About a mile from the campground is an unpaved unmarked road that winds down to the ocean. You wind down it for a mile or so and dead-end into a parking lot with some restrooms and nothing else. If you follow a little trail, you're transported to a humbling spot: eerie fog, huge rocks, mammoth waves, tall mountains - big big big. Some people may go on vacation for other reasons, but we went for this, to be overwhelmed, two writers with nothing to say.

We hiked out the first day and sat against a rock reading until afternoon. The next few days we made short day-trips. We went south to San Simeon, the home of William Randolph Hearst, a fascinating monument to what a quirky man could do with millions of dollars. We went north to Monterey to see the aquarium and Cannery Row, and drove back along 17-Mile Drive with its rugged shoreline and views of the Pebble Beach Golf Course.

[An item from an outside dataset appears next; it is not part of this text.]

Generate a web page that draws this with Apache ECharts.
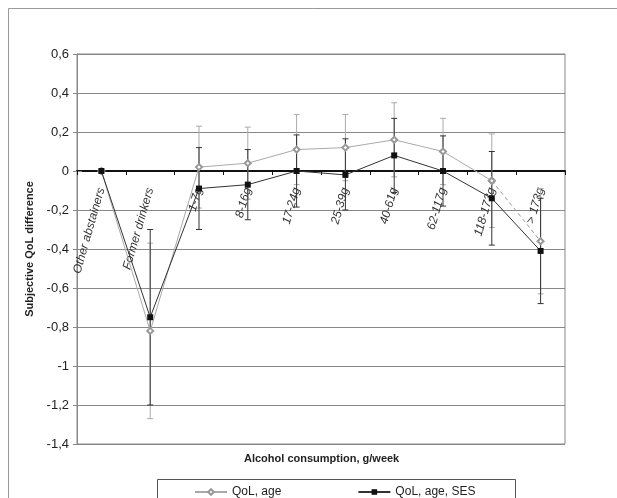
<!DOCTYPE html>
<html>
<head>
<meta charset="utf-8">
<script src="https://cdn.jsdelivr.net/npm/echarts@6/dist/echarts.min.js"></script>
<style>html,body{margin:0;padding:0;background:#fff}#c{width:617px;height:498px}</style>
</head>
<body>
<div id="c"></div>
<script>
const categories = ['Other abstainers','Former drinkers','1-7g','8-16g','17-24g','25-39g','40-61g','62-117g','118-173g','> 173g'];
const ageValues = [0, -0.82, 0.02, 0.04, 0.11, 0.12, 0.16, 0.10, -0.05, -0.36];
const ageLower  = [null, -1.27, -0.19, -0.145, -0.07, -0.05, -0.03, -0.07, -0.29, -0.63];
const ageUpper  = [null, -0.37, 0.23, 0.225, 0.29, 0.29, 0.35, 0.27, 0.19, -0.09];
const sesValues = [0, -0.75, -0.09, -0.07, 0, -0.02, 0.08, 0, -0.14, -0.41];
const sesLower  = [null, -1.20, -0.30, -0.25, -0.185, -0.20, -0.11, -0.18, -0.38, -0.68];
const sesUpper  = [null, -0.30, 0.12, 0.11, 0.185, 0.165, 0.27, 0.18, 0.10, -0.14];
const yTicks = { min: -1.4, max: 0.6, interval: 0.2 };

const FONT = '"Liberation Sans", Arial, sans-serif';
const GRID = { left: 77, right: 52, top: 54, bottom: 54 };
const H = 498;
// offset that places the category axis on the zero line
const plotH = H - GRID.top - GRID.bottom;
const zeroFromBottom = plotH * (0 - yTicks.min) / (yTicks.max - yTicks.min);

function errData(lo, hi) {
  const out = [];
  for (let i = 0; i < lo.length; i++) if (lo[i] != null && hi[i] != null) out.push([i, lo[i], hi[i]]);
  return out;
}
function errRender(color) {
  return function (params, api) {
    const x = api.value(0);
    const top = api.coord([x, api.value(2)]);
    const bot = api.coord([x, api.value(1)]);
    const w = 3;
    const st = { stroke: color, lineWidth: 1 };
    return {
      type: 'group',
      children: [
        { type: 'line', shape: { x1: top[0], y1: top[1], x2: bot[0], y2: bot[1] }, style: st },
        { type: 'line', shape: { x1: top[0] - w, y1: top[1], x2: top[0] + w, y2: top[1] }, style: st },
        { type: 'line', shape: { x1: bot[0] - w, y1: bot[1], x2: bot[0] + w, y2: bot[1] }, style: st }
      ]
    };
  };
}
const n = categories.length;
const ageMain = ageValues.map((v, i) => (i < n - 1 ? v : null));
const ageDash = ageValues.map((v, i) => (i >= n - 2 ? v : null));

const chart = echarts.init(document.getElementById('c'), null, { renderer: 'canvas' });
chart.setOption({
  animation: false,
  backgroundColor: '#fff',
  textStyle: { fontFamily: FONT },
  grid: Object.assign({ show: true, borderColor: '#888', borderWidth: 1, backgroundColor: 'transparent' }, GRID),
  xAxis: {
    type: 'category',
    data: categories,
    boundaryGap: true,
    position: 'bottom',
    offset: -zeroFromBottom,
    axisLine: { onZero: false, lineStyle: { color: '#111', width: 2 } },
    axisTick: { show: true, length: 4, lineStyle: { color: '#111', width: 1 } },
    axisLabel: { rotate: 74, interval: 0, margin: 17, fontSize: 12, fontStyle: 'italic', color: '#333', fontFamily: FONT },
    splitLine: { show: false }
  },
  yAxis: [{
    type: 'value',
    min: yTicks.min, max: yTicks.max, interval: yTicks.interval,
    name: 'Subjective QoL difference',
    nameLocation: 'middle',
    nameGap: 42,
    nameTextStyle: { fontSize: 11, fontWeight: 'bold', color: '#222', fontFamily: FONT },
    axisLine: { show: true, lineStyle: { color: '#888' } },
    axisTick: { show: true, length: 4, lineStyle: { color: '#888' } },
    axisLabel: {
      fontSize: 13, color: '#222', margin: 8, fontFamily: FONT,
      formatter: function (v) {
        const r = Math.round(v * 10) / 10;
        if (Number.isInteger(r)) return String(r);
        return r.toFixed(1).replace('.', ',');
      }
    },
    splitLine: { show: true, lineStyle: { color: '#888', width: 1 } }
  }, {
    type: 'value', position: 'left',
    min: yTicks.min, max: yTicks.max, interval: yTicks.interval,
    axisLine: { show: false },
    axisTick: { show: true, inside: true, length: 5, lineStyle: { color: '#888' } },
    axisLabel: { show: false },
    splitLine: { show: false }
  }],
  legend: {
    left: 189, top: 481,
    itemGap: 76, itemWidth: 32, itemHeight: 7,
    textStyle: { fontSize: 12, color: '#222', fontFamily: FONT },
    data: ['QoL, age', 'QoL, age, SES']
  },
  graphic: [
    { type: 'rect', silent: true, shape: { x: 8.5, y: 8.5, width: 640, height: 520 }, style: { fill: 'none', stroke: '#999', lineWidth: 1 }, z: -10 },
    { type: 'rect', silent: true, shape: { x: 157.5, y: 479.5, width: 358, height: 40 }, style: { fill: 'none', stroke: '#555', lineWidth: 1 } },
    { type: 'text', left: 244, top: 453, style: { text: 'Alcohol consumption, g/week', font: 'bold 11px ' + FONT, fill: '#222' } }
  ],
  series: [
    { name: 'ageErr', type: 'custom', renderItem: errRender('#aaa'), data: errData(ageLower, ageUpper), z: 1, encode: { x: 0, y: [1, 2] } },
    { name: 'sesErr', type: 'custom', renderItem: errRender('#333'), data: errData(sesLower, sesUpper), z: 1, encode: { x: 0, y: [1, 2] } },
    { name: 'QoL, age', type: 'line', data: ageMain, symbol: 'emptyDiamond', symbolSize: 6, color: '#999',
      lineStyle: { color: '#aaa', width: 1 }, itemStyle: { color: '#999', borderColor: '#999', borderWidth: 1 }, z: 3 },
    { name: 'ageDash', type: 'line', data: ageDash, symbol: 'emptyDiamond', symbolSize: 6, color: '#999',
      lineStyle: { color: '#999', width: 1, type: [4, 3] }, itemStyle: { color: '#999', borderColor: '#999' }, z: 3 },
    { name: 'QoL, age, SES', type: 'line', data: sesValues, symbol: 'rect', symbolSize: 6, color: '#111',
      lineStyle: { color: '#333', width: 1 }, itemStyle: { color: '#111' }, z: 4 }
  ]
});
</script>
</body>
</html>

Surveying the pile of new equipment we'd assembled in our dining room before the trip, Mary Anne made some under-the-breath comment about yuppie camping. So what? We finally got camping right. We read six books apiece and ate fine meals like flour tortillas with black beans, chicken, feta cheese and garlic salsa. We slept fairly well, didn't get bored and after we got home, at least we had something to show for our credit card bill.

Nirvana
It was our final day at the beach that approached camping nirvana. We made a plan. We got up early, had breakfast and coffee and packed a lunch. By 10 in the morning, we were on the deserted beach. We found the most remote and comfortable spot, put down our blanket, and laid out our books, our apples and binoculars. We watched a few people arrive, shivering and holding hands. More people came and took off more clothing and played in the sun and left. At sunset we were almost alone on the beach. We opened the wine as the sky began to glow rosy.